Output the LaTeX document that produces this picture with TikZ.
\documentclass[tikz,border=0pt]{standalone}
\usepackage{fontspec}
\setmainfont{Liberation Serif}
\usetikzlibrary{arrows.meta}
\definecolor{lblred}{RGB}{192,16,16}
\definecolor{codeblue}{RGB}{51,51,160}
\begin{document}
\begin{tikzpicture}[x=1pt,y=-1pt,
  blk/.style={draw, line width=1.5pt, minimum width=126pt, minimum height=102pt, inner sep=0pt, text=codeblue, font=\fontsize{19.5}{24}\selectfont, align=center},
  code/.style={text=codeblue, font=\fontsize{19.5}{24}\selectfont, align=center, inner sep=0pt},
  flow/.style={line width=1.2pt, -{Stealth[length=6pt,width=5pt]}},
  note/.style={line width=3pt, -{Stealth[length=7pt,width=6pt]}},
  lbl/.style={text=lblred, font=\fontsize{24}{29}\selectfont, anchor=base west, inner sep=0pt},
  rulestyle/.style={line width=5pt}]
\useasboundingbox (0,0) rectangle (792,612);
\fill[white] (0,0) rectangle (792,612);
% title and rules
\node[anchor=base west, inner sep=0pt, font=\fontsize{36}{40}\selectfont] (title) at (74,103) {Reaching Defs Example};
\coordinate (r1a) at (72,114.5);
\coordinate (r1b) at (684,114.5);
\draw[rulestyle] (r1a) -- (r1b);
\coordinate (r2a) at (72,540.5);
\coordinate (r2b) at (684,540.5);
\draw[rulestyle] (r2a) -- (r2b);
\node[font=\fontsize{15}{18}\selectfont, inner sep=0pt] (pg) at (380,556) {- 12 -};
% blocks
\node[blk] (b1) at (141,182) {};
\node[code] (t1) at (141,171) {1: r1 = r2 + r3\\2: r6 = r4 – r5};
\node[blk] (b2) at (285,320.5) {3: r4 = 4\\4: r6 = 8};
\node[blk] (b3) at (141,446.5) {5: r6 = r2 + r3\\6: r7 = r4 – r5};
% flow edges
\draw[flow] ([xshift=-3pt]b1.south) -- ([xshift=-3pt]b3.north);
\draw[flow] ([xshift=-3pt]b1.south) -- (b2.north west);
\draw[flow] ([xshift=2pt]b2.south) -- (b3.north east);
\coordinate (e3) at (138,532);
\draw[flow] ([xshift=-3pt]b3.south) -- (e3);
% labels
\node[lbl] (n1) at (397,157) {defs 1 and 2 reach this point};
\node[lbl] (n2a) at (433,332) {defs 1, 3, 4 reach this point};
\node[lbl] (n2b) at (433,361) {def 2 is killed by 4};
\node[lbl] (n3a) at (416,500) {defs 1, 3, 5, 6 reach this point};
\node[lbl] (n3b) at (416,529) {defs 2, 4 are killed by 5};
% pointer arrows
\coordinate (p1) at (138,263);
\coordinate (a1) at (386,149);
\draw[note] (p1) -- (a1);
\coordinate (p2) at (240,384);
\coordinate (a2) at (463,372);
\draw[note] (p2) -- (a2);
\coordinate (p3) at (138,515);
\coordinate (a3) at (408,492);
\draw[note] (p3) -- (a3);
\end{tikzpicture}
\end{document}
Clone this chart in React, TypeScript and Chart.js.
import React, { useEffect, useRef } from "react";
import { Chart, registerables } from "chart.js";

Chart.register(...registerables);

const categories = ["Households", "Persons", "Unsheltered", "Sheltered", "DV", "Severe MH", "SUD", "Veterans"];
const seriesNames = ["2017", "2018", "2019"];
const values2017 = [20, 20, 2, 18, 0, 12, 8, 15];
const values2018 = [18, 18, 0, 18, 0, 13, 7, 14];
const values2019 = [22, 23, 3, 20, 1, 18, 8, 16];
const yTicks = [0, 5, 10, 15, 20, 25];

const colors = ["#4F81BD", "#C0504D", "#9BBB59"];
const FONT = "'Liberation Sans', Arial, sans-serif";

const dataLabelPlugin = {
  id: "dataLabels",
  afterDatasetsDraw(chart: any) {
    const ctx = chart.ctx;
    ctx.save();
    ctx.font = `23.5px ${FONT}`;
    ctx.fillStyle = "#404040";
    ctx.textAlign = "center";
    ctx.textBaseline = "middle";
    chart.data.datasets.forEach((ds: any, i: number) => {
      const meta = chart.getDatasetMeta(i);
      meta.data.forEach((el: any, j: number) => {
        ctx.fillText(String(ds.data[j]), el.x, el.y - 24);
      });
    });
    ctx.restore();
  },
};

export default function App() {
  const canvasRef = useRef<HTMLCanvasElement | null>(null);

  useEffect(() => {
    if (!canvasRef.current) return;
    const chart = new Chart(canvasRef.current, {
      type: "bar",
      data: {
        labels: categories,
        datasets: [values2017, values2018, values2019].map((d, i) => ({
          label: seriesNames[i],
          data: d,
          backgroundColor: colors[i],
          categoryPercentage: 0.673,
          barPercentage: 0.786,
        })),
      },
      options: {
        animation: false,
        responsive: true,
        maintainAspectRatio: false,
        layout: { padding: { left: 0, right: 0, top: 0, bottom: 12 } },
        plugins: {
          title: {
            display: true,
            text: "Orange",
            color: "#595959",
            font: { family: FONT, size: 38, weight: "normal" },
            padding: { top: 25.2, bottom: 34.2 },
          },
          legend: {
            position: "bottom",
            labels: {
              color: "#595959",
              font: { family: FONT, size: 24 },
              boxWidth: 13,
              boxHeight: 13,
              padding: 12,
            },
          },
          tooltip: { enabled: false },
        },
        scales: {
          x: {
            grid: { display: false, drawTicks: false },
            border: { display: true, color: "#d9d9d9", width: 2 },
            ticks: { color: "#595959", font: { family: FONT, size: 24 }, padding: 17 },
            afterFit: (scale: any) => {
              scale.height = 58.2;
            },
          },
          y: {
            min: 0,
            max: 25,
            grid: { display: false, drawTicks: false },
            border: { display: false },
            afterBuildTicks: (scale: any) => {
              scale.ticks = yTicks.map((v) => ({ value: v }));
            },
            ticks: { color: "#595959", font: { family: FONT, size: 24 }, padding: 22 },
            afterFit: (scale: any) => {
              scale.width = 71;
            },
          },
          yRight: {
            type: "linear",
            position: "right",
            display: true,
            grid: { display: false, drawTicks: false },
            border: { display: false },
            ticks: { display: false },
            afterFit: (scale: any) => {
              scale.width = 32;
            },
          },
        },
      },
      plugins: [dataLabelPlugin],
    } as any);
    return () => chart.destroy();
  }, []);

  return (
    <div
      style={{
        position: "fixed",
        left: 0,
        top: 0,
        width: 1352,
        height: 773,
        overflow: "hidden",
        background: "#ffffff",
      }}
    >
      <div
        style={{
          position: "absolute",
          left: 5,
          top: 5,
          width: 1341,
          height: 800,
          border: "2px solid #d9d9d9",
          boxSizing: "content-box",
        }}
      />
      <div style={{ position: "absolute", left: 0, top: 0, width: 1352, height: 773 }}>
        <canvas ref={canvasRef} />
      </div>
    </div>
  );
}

——

EXERCISE DIRECTIONS: Every line above should be retyped exactly as given.

SOLUTION:
Output the LaTeX document that produces this picture with TikZ.
\documentclass[tikz,border=0pt]{standalone}
\usepackage{fontspec}
\setmainfont{Liberation Serif}
\usetikzlibrary{arrows.meta}
\definecolor{lblred}{RGB}{192,16,16}
\definecolor{codeblue}{RGB}{51,51,160}
\begin{document}
\begin{tikzpicture}[x=1pt,y=-1pt,
  blk/.style={draw, line width=1.5pt, minimum width=126pt, minimum height=102pt, inner sep=0pt, text=codeblue, font=\fontsize{19.5}{24}\selectfont, align=center},
  code/.style={text=codeblue, font=\fontsize{19.5}{24}\selectfont, align=center, inner sep=0pt},
  flow/.style={line width=1.2pt, -{Stealth[length=6pt,width=5pt]}},
  note/.style={line width=3pt, -{Stealth[length=7pt,width=6pt]}},
  lbl/.style={text=lblred, font=\fontsize{24}{29}\selectfont, anchor=base west, inner sep=0pt},
  rulestyle/.style={line width=5pt}]
\useasboundingbox (0,0) rectangle (792,612);
\fill[white] (0,0) rectangle (792,612);
% title and rules
\node[anchor=base west, inner sep=0pt, font=\fontsize{36}{40}\selectfont] (title) at (74,103) {Reaching Defs Example};
\coordinate (r1a) at (72,114.5);
\coordinate (r1b) at (684,114.5);
\draw[rulestyle] (r1a) -- (r1b);
\coordinate (r2a) at (72,540.5);
\coordinate (r2b) at (684,540.5);
\draw[rulestyle] (r2a) -- (r2b);
\node[font=\fontsize{15}{18}\selectfont, inner sep=0pt] (pg) at (380,556) {- 12 -};
% blocks
\node[blk] (b1) at (141,182) {};
\node[code] (t1) at (141,171) {1: r1 = r2 + r3\\2: r6 = r4 – r5};
\node[blk] (b2) at (285,320.5) {3: r4 = 4\\4: r6 = 8};
\node[blk] (b3) at (141,446.5) {5: r6 = r2 + r3\\6: r7 = r4 – r5};
% flow edges
\draw[flow] ([xshift=-3pt]b1.south) -- ([xshift=-3pt]b3.north);
\draw[flow] ([xshift=-3pt]b1.south) -- (b2.north west);
\draw[flow] ([xshift=2pt]b2.south) -- (b3.north east);
\coordinate (e3) at (138,532);
\draw[flow] ([xshift=-3pt]b3.south) -- (e3);
% labels
\node[lbl] (n1) at (397,157) {defs 1 and 2 reach this point};
\node[lbl] (n2a) at (433,332) {defs 1, 3, 4 reach this point};
\node[lbl] (n2b) at (433,361) {def 2 is killed by 4};
\node[lbl] (n3a) at (416,500) {defs 1, 3, 5, 6 reach this point};
\node[lbl] (n3b) at (416,529) {defs 2, 4 are killed by 5};
% pointer arrows
\coordinate (p1) at (138,263);
\coordinate (a1) at (386,149);
\draw[note] (p1) -- (a1);
\coordinate (p2) at (240,384);
\coordinate (a2) at (463,372);
\draw[note] (p2) -- (a2);
\coordinate (p3) at (138,515);
\coordinate (a3) at (408,492);
\draw[note] (p3) -- (a3);
\end{tikzpicture}
\end{document}
Clone this chart in React, TypeScript and Chart.js.
import React, { useEffect, useRef } from "react";
import { Chart, registerables } from "chart.js";

Chart.register(...registerables);

const categories = ["Households", "Persons", "Unsheltered", "Sheltered", "DV", "Severe MH", "SUD", "Veterans"];
const seriesNames = ["2017", "2018", "2019"];
const values2017 = [20, 20, 2, 18, 0, 12, 8, 15];
const values2018 = [18, 18, 0, 18, 0, 13, 7, 14];
const values2019 = [22, 23, 3, 20, 1, 18, 8, 16];
const yTicks = [0, 5, 10, 15, 20, 25];

const colors = ["#4F81BD", "#C0504D", "#9BBB59"];
const FONT = "'Liberation Sans', Arial, sans-serif";

const dataLabelPlugin = {
  id: "dataLabels",
  afterDatasetsDraw(chart: any) {
    const ctx = chart.ctx;
    ctx.save();
    ctx.font = `23.5px ${FONT}`;
    ctx.fillStyle = "#404040";
    ctx.textAlign = "center";
    ctx.textBaseline = "middle";
    chart.data.datasets.forEach((ds: any, i: number) => {
      const meta = chart.getDatasetMeta(i);
      meta.data.forEach((el: any, j: number) => {
        ctx.fillText(String(ds.data[j]), el.x, el.y - 24);
      });
    });
    ctx.restore();
  },
};

export default function App() {
  const canvasRef = useRef<HTMLCanvasElement | null>(null);

  useEffect(() => {
    if (!canvasRef.current) return;
    const chart = new Chart(canvasRef.current, {
      type: "bar",
      data: {
        labels: categories,
        datasets: [values2017, values2018, values2019].map((d, i) => ({
          label: seriesNames[i],
          data: d,
          backgroundColor: colors[i],
          categoryPercentage: 0.673,
          barPercentage: 0.786,
        })),
      },
      options: {
        animation: false,
        responsive: true,
        maintainAspectRatio: false,
        layout: { padding: { left: 0, right: 0, top: 0, bottom: 12 } },
        plugins: {
          title: {
            display: true,
            text: "Orange",
            color: "#595959",
            font: { family: FONT, size: 38, weight: "normal" },
            padding: { top: 25.2, bottom: 34.2 },
          },
          legend: {
            position: "bottom",
            labels: {
              color: "#595959",
              font: { family: FONT, size: 24 },
              boxWidth: 13,
              boxHeight: 13,
              padding: 12,
            },
          },
          tooltip: { enabled: false },
        },
        scales: {
          x: {
            grid: { display: false, drawTicks: false },
            border: { display: true, color: "#d9d9d9", width: 2 },
            ticks: { color: "#595959", font: { family: FONT, size: 24 }, padding: 17 },
            afterFit: (scale: any) => {
              scale.height = 58.2;
            },
          },
          y: {
            min: 0,
            max: 25,
            grid: { display: false, drawTicks: false },
            border: { display: false },
            afterBuildTicks: (scale: any) => {
              scale.ticks = yTicks.map((v) => ({ value: v }));
            },
            ticks: { color: "#595959", font: { family: FONT, size: 24 }, padding: 22 },
            afterFit: (scale: any) => {
              scale.width = 71;
            },
          },
          yRight: {
            type: "linear",
            position: "right",
            display: true,
            grid: { display: false, drawTicks: false },
            border: { display: false },
            ticks: { display: false },
            afterFit: (scale: any) => {
              scale.width = 32;
            },
          },
        },
      },
      plugins: [dataLabelPlugin],
    } as any);
    return () => chart.destroy();
  }, []);

  return (
    <div
      style={{
        position: "fixed",
        left: 0,
        top: 0,
        width: 1352,
        height: 773,
        overflow: "hidden",
        background: "#ffffff",
      }}
    >
      <div
        style={{
          position: "absolute",
          left: 5,
          top: 5,
          width: 1341,
          height: 800,
          border: "2px solid #d9d9d9",
          boxSizing: "content-box",
        }}
      />
      <div style={{ position: "absolute", left: 0, top: 0, width: 1352, height: 773 }}>
        <canvas ref={canvasRef} />
      </div>
    </div>
  );
}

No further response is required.